• [The exercise] From the first line of the listing below to the line with "plt.rcParams['font.family'] = ['Liberation", print each line exactly, and nothing more. Leave out the pictures.

• [Given information]
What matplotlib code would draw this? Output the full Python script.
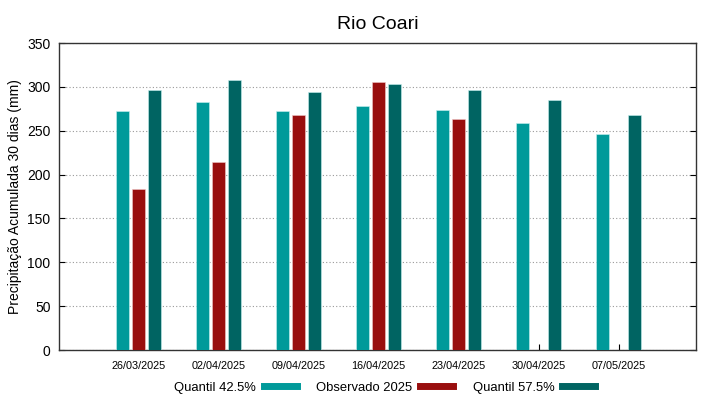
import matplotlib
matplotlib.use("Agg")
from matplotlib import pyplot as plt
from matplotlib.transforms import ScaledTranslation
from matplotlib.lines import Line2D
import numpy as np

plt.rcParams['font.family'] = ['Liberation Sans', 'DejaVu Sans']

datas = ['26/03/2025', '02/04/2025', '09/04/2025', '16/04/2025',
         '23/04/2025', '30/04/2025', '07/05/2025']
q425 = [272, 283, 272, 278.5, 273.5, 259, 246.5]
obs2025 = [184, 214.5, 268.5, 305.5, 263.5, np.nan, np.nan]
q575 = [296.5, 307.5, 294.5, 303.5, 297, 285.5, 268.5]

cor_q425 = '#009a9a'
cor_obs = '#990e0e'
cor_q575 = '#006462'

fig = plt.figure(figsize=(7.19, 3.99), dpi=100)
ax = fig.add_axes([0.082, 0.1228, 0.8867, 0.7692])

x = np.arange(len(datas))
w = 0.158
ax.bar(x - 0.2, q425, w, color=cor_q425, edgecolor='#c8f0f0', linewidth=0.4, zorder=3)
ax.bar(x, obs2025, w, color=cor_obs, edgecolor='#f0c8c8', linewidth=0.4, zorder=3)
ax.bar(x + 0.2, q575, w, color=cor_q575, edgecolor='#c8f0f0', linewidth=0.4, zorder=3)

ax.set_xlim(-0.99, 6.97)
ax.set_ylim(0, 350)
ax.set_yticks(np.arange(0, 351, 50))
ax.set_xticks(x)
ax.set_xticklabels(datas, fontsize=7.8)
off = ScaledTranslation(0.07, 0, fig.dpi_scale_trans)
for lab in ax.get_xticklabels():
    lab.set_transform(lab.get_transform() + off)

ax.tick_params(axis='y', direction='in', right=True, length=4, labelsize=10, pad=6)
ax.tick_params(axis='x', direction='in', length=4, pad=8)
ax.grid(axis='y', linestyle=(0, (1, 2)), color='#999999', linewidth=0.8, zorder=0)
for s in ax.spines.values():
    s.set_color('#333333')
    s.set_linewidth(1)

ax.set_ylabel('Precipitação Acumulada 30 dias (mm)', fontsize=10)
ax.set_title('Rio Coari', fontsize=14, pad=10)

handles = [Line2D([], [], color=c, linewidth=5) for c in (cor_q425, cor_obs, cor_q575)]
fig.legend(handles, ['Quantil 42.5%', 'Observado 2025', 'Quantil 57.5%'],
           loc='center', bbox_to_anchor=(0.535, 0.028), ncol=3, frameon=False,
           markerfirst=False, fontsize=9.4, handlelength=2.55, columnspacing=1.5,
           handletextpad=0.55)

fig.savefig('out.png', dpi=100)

• [Full answer]
What matplotlib code would draw this? Output the full Python script.
import matplotlib
matplotlib.use("Agg")
from matplotlib import pyplot as plt
from matplotlib.transforms import ScaledTranslation
from matplotlib.lines import Line2D
import numpy as np

plt.rcParams['font.family'] = ['Liberation Sans', 'DejaVu Sans']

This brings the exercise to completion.